What I want to discuss about is the role of the library in society. Call me an idealist if you like but I believe the library’s role is to be the champion for information and inspire people’s life-long pursuit for knowledge and wisdom. It’s not too far from how the library perceives itself — at least, according to its annual report.

While schools provide the basic skills necessary to survive, I believe it is the library’s role to provide the information necessary for life-long learners to thrive.

And what differentiates those who thrive from those who merely survive is knowledge and wisdom. Exposure to wide array of knowledge allows one to discover different points of views. It is only when we are confronted by different and opposing views that we gain the ability to expand our minds and improve the quality of our thoughts.

So by removing books that segments of society disagree with, the library is effectively narrowing the breadth of knowledge that we can have access to. By “sheltering” us from views that differ from our own, we are robbed of the opportunity to broaden and strengthen our own perceptions, convictions and beliefs. We are robbed of the opportunity to learn, discuss and empathize with different thoughts, ideas and people. And as a consequence, we are robbed of our right to grow and mature into wise and knowledgeable human beings.

This greatly, greatly infuriates and saddens me.

I want to live in a world where everyone is given the opportunity to grow and challenge themselves so they can be the best version of themselves possible.

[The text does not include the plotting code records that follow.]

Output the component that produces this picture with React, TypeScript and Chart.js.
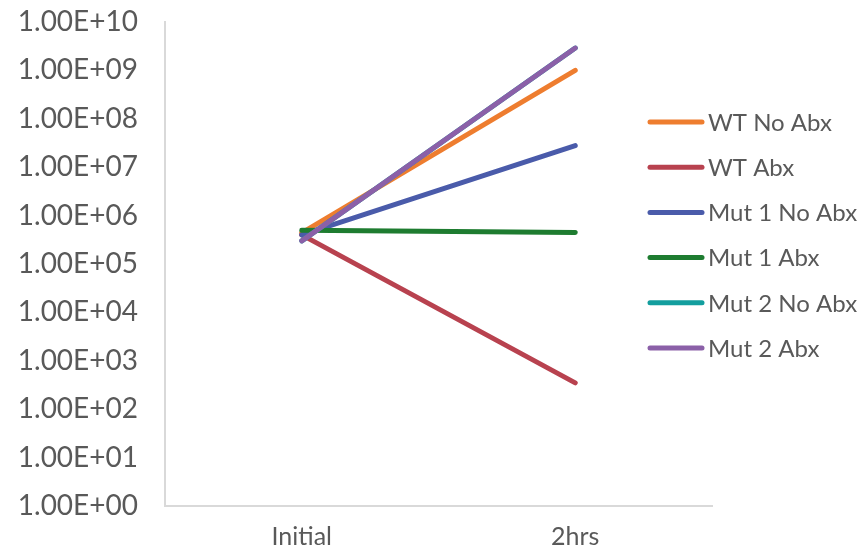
import React, { useEffect, useRef } from "react";
import { Chart, registerables } from "chart.js";

Chart.register(...registerables);

const categories = ["Initial", "2hrs"];
const seriesNames = ["WT No Abx", "WT Abx", "Mut 1 No Abx", "Mut 1 Abx", "Mut 2 No Abx", "Mut 2 Abx"];
const wtNoAbx = [4.4e5, 1.0e9];
const wtAbx = [4.0e5, 3.5e2];
const mut1NoAbx = [4.0e5, 2.8e7];
const mut1Abx = [5.0e5, 4.5e5];
const mut2NoAbx = [3.0e5, 2.9e9];
const mut2Abx = [3.0e5, 2.9e9];
const seriesColors = ["#EE7D2F", "#B8424F", "#4A5BAA", "#1E7C30", "#139E9E", "#8B60A8"];
const yTickValues = [1, 1e1, 1e2, 1e3, 1e4, 1e5, 1e6, 1e7, 1e8, 1e9, 1e10];

const FONT = "Lato, 'Noto Sans', sans-serif";

const legendPlugin = {
  id: "sideLegend",
  afterDraw(chart: any) {
    const ctx = chart.ctx;
    const x0 = 648;
    const lineLen = 56;
    const startY = 122;
    const step = 45.2;
    ctx.save();
    chart.data.datasets.forEach((ds: any, i: number) => {
      const y = startY + i * step;
      ctx.strokeStyle = ds.borderColor;
      ctx.lineWidth = 5;
      ctx.lineCap = "round";
      ctx.beginPath();
      ctx.moveTo(x0 + 2, y);
      ctx.lineTo(x0 + lineLen - 2, y);
      ctx.stroke();
      ctx.fillStyle = "#595959";
      ctx.font = `24px ${FONT}`;
      ctx.textBaseline = "middle";
      ctx.textAlign = "left";
      ctx.fillText(ds.label, x0 + lineLen + 4, y + 1);
    });
    ctx.restore();
  },
};

export default function App() {
  const ref = useRef<HTMLCanvasElement | null>(null);
  useEffect(() => {
    if (!ref.current) return;
    const values = [wtNoAbx, wtAbx, mut1NoAbx, mut1Abx, mut2NoAbx, mut2Abx];
    const n = seriesNames.length;
    const chart = new Chart(ref.current, {
      type: "line",
      data: {
        labels: categories,
        datasets: seriesNames.map((name, i) => ({
          label: name,
          data: values[i],
          borderColor: seriesColors[i],
          backgroundColor: seriesColors[i],
          borderWidth: 5,
          pointRadius: 0,
          borderCapStyle: "round" as const,
          tension: 0,
          order: n - i,
        })),
      },
      options: {
        animation: false,
        responsive: false,
        maintainAspectRatio: false,
        layout: { padding: { top: 22, right: 150, bottom: 0, left: 0 } },
        plugins: {
          legend: { display: false },
          tooltip: { enabled: false },
        },
        scales: {
          x: {
            offset: true,
            grid: { display: false, drawTicks: false },
            border: { display: true, color: "#D9D9D9", width: 2 },
            ticks: { color: "#595959", font: { family: FONT, size: 25 }, padding: 16 },
            afterFit(scale: any) {
              scale.height = 45;
            },
          },
          y: {
            type: "logarithmic",
            min: 1,
            max: 1e10,
            grid: { display: false, drawTicks: false },
            border: { display: true, color: "#D9D9D9", width: 2 },
            ticks: {
              color: "#595959",
              font: { family: FONT, size: 28 },
              padding: 27,
              callback: (v: any) => {
                const e = Math.round(Math.log10(Number(v)));
                return "1.00E+" + String(e).padStart(2, "0");
              },
            },
            afterBuildTicks(scale: any) {
              scale.ticks = yTickValues.map((v) => ({ value: v }));
            },
            afterFit(scale: any) {
              scale.width = 165;
              scale.paddingTop = 0;
              scale.paddingBottom = 0;
            },
          },
        },
      },
      plugins: [legendPlugin],
    });
    return () => chart.destroy();
  }, []);
  return (
    <div style={{ position: "fixed", left: 0, top: 0, width: 862, height: 551, background: "#fff" }}>
      <canvas ref={ref} width={862} height={551} style={{ display: "block" }} />
    </div>
  );
}
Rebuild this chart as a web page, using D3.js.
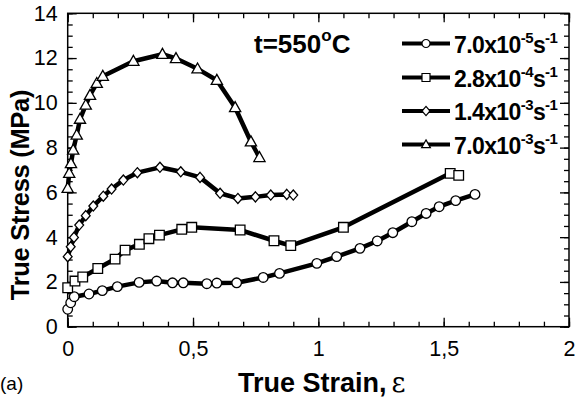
<!DOCTYPE html>
<html>
<head>
<meta charset="utf-8">
<script src="https://cdn.jsdelivr.net/npm/d3@7"></script>
<style>
  body { margin: 0; background: #fff; }
  svg { display: block; font-family: "Liberation Sans", Arial, sans-serif; }
</style>
</head>
<body>
<svg id="chart" width="575" height="402"></svg>
<script>
// strain / stress readings for each strain rate
const strain1 = [0, 0.012, 0.026, 0.085, 0.138, 0.198, 0.285, 0.355, 0.418, 0.461, 0.555, 0.595, 0.674, 0.78, 0.845, 0.994, 1.073, 1.166, 1.235, 1.297, 1.373, 1.43, 1.482, 1.548, 1.625];
const stress1 = [0.78, 1.07, 1.34, 1.46, 1.61, 1.79, 1.98, 2.04, 1.96, 1.96, 1.92, 1.95, 1.96, 2.2, 2.38, 2.83, 3.13, 3.5, 3.83, 4.2, 4.69, 5.06, 5.36, 5.63, 5.91];

const strain2 = [0, 0.029, 0.06, 0.12, 0.189, 0.229, 0.286, 0.324, 0.366, 0.455, 0.495, 0.688, 0.823, 0.89, 1.1, 1.526, 1.56];
const stress2 = [1.74, 2.04, 2.22, 2.6, 3.02, 3.42, 3.68, 3.93, 4.09, 4.35, 4.44, 4.32, 3.84, 3.62, 4.44, 6.85, 6.76];

const strain3 = [0, 0.012, 0.025, 0.046, 0.072, 0.102, 0.142, 0.175, 0.222, 0.278, 0.368, 0.451, 0.528, 0.608, 0.679, 0.749, 0.81, 0.874, 0.9];
const stress3 = [3.13, 3.57, 3.99, 4.54, 4.96, 5.39, 5.83, 6.15, 6.55, 6.88, 7.12, 6.92, 6.67, 5.96, 5.73, 5.8, 5.88, 5.91, 5.88];

const strain4 = [0, 0.006, 0.013, 0.022, 0.036, 0.049, 0.072, 0.089, 0.116, 0.14, 0.262, 0.378, 0.432, 0.518, 0.595, 0.668, 0.731, 0.765];
const stress4 = [6.18, 6.85, 7.29, 7.89, 8.56, 9.27, 9.9, 10.34, 10.87, 11.19, 11.86, 12.17, 11.98, 11.52, 11.01, 9.79, 8.26, 7.56];

const rateMant = ["7.0", "2.8", "1.4", "7.0"];
const rateExp = ["-5", "-4", "-3", "-3"];
const markers = ["circle", "square", "diamond", "triangle"];

const xTicks = [0, 0.5, 1, 1.5, 2];
const xTickLabels = ["0", "0,5", "1", "1,5", "2"];
const yTicks = [0, 2, 4, 6, 8, 10, 12, 14];

const series = [
  strain1.map((x, i) => ({ x, y: stress1[i] })),
  strain2.map((x, i) => ({ x, y: stress2[i] })),
  strain3.map((x, i) => ({ x, y: stress3[i] })),
  strain4.map((x, i) => ({ x, y: stress4[i] }))
];

const svg = d3.select("#chart");
const pLeft = 67.7, pRight = 569, pTop = 13.3, pBottom = 326.7;

const x = d3.scaleLinear().domain([0, 2]).range([pLeft, pRight]);
const y = d3.scaleLinear().domain([0, 14]).range([pBottom, pTop]);

// marker shape paths
function markerPath(type, s) {
  if (type === "circle") return d3.symbol(d3.symbolCircle, Math.PI * s * s)();
  if (type === "square") return `M${-s},${-s}H${s}V${s}H${-s}Z`;
  if (type === "diamond") return `M0,${-s * 1.15}L${s * 1.0},0L0,${s * 1.15}L${-s * 1.0},0Z`;
  return `M0,${-s * 1.15}L${s * 1.1},${s * 0.8}L${-s * 1.1},${s * 0.8}Z`;
}
const markerSize = [4.8, 4.8, 4.4, 5.1];

// axes: ticks inward on all four sides
const xMinor = d3.range(0, 2.0001, 0.1);
const yMinor = d3.range(0, 14.0001, 0.5);
const tickFont = "Liberation Sans, Arial, sans-serif";

svg.append("g").attr("transform", `translate(0,${pBottom})`)
  .call(d3.axisBottom(x).tickValues(xMinor).tickSize(-5).tickFormat(""));
svg.append("g").attr("transform", `translate(0,${pBottom})`)
  .call(d3.axisBottom(x).tickValues(xTicks).tickSize(-9).tickPadding(14).tickFormat((d, i) => xTickLabels[i]))
  .call(g => g.selectAll("text").attr("font-size", 21.5).attr("fill", "#000").attr("font-family", tickFont));
svg.append("g").attr("transform", `translate(0,${pTop})`)
  .call(d3.axisTop(x).tickValues(xMinor).tickSize(-5).tickFormat(""));
svg.append("g").attr("transform", `translate(0,${pTop})`)
  .call(d3.axisTop(x).tickValues(xTicks).tickSize(-9).tickFormat(""));

svg.append("g").attr("transform", `translate(${pLeft},0)`)
  .call(d3.axisLeft(y).tickValues(yMinor).tickSize(-5).tickFormat(""));
svg.append("g").attr("transform", `translate(${pLeft},0)`)
  .call(d3.axisLeft(y).tickValues(yTicks).tickSize(-9).tickPadding(10))
  .call(g => g.selectAll("text").attr("font-size", 21.5).attr("fill", "#000").attr("font-family", tickFont));
svg.append("g").attr("transform", `translate(${pRight},0)`)
  .call(d3.axisRight(y).tickValues(yMinor).tickSize(-5).tickFormat(""));
svg.append("g").attr("transform", `translate(${pRight},0)`)
  .call(d3.axisRight(y).tickValues(yTicks).tickSize(-9).tickFormat(""));

svg.selectAll(".domain").remove();
svg.selectAll(".tick line").attr("stroke", "#000").attr("stroke-width", 1.3);

svg.append("rect")
  .attr("x", pLeft).attr("y", pTop)
  .attr("width", pRight - pLeft).attr("height", pBottom - pTop)
  .attr("fill", "none").attr("stroke", "#000").attr("stroke-width", 1.5);

// data lines and markers
const line = d3.line().x(d => x(d.x)).y(d => y(d.y));
series.forEach((data, k) => {
  svg.append("path").datum(data)
    .attr("d", line)
    .attr("fill", "none").attr("stroke", "#000")
    .attr("stroke-width", 4.5).attr("stroke-linejoin", "round");
  svg.append("g").selectAll("path").data(data).join("path")
    .attr("transform", d => `translate(${x(d.x)},${y(d.y)})`)
    .attr("d", markerPath(markers[k], markerSize[k]))
    .attr("fill", "#fff").attr("stroke", "#000").attr("stroke-width", 1.3);
});

// legend
const legY = [43.5, 77.5, 111, 144.5];
const leg = svg.append("g");
rateMant.forEach((m, i) => {
  const g = leg.append("g").attr("transform", `translate(0,${legY[i]})`);
  g.append("line").attr("x1", 402).attr("x2", 450).attr("y1", 0).attr("y2", 0)
    .attr("stroke", "#000").attr("stroke-width", 3.8);
  g.append("path").attr("transform", "translate(426,0)")
    .attr("d", markerPath(markers[i], 4))
    .attr("fill", "#fff").attr("stroke", "#000").attr("stroke-width", 1.2);
  const t = g.append("text").attr("x", 454).attr("y", 9)
    .attr("font-size", 23).attr("font-weight", "bold").attr("letter-spacing", -0.6);
  t.append("tspan").text(m + "x10");
  t.append("tspan").attr("font-size", 15).attr("dy", -10).text(rateExp[i]);
  t.append("tspan").attr("dy", 10).text("s");
  t.append("tspan").attr("font-size", 15).attr("dy", -10).text("-1");
});

// annotation
const ann = svg.append("text").attr("x", 254).attr("y", 53)
  .attr("font-size", 26).attr("font-weight", "bold");
ann.append("tspan").text("t=550");
ann.append("tspan").attr("font-size", 17).attr("dy", -12).text("o");
ann.append("tspan").attr("dy", 12).text("C");

// axis titles
svg.append("text")
  .attr("transform", "translate(29,195) rotate(-90)")
  .attr("text-anchor", "middle")
  .attr("font-size", 25.5).attr("font-weight", "bold").attr("letter-spacing", -0.3)
  .text("True Stress (MPa)");

const xt = svg.append("text").attr("x", 238).attr("y", 392)
  .attr("font-size", 27).attr("font-weight", "bold");
xt.append("tspan").text("True Strain,");
xt.append("tspan").attr("font-weight", "normal").attr("font-family", "DejaVu Serif, serif").attr("dx", 5).text("ε");

svg.append("text").attr("x", 0).attr("y", 390)
  .attr("font-size", 19).text("(a)");
</script>
</body>
</html>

I want to live in the world where our children can be better, smarter and wiser than we could ever hope to be so that they won’t repeat the mistakes our ancestors have made and the ones we are making now.

But that could never happen if we don’t even provide the basic opportunity to confront ideas that are different from ours. That could never happen if we don’t trust our children and citizens enough to allow them to decide how they want to deal with the sinful, evil Other.

Of course, it is the parent’s prerogative how they want to raise their child. It is also up to the individual how he or she wants to lead her life. But it is society’s collective responsibility (via its national library) to make sure that resources are made available, so that people from all walks of life with all sorts of beliefs can learn and grow as how they see fit.

So the next time I pay my taxes, I will do so with a heavy heart. The institution that I once believed was the beacon of knowledge and wisdom is now robbing our society from the very thing it was supposed to promote instead.


  • http://loudlysilent.com/ loudlysilent

    Hey Ivy, I surfed here from Brenda (brendalogy). It’s so interesting to me to hear about Singaporean censorship on LGBT issues. That’s really sad! I didn’t know that occurred in Singapore, so this was really informative to me. There’s awful, stupid occurrences of library censorship here in the States, but at least it’s usually some ignorant individual in charge, not a government mandate.

    Love the falling snow on your blog, and btw, I grew up understanding Hokkien because my parents and family spoke it (and I can still say basic phrases), and I’ve attempted (barelyyyyy) to learn Japanese. I’m looking at your Thinking Japanese blog and am really inspired by how intentionally you’ve pursued it!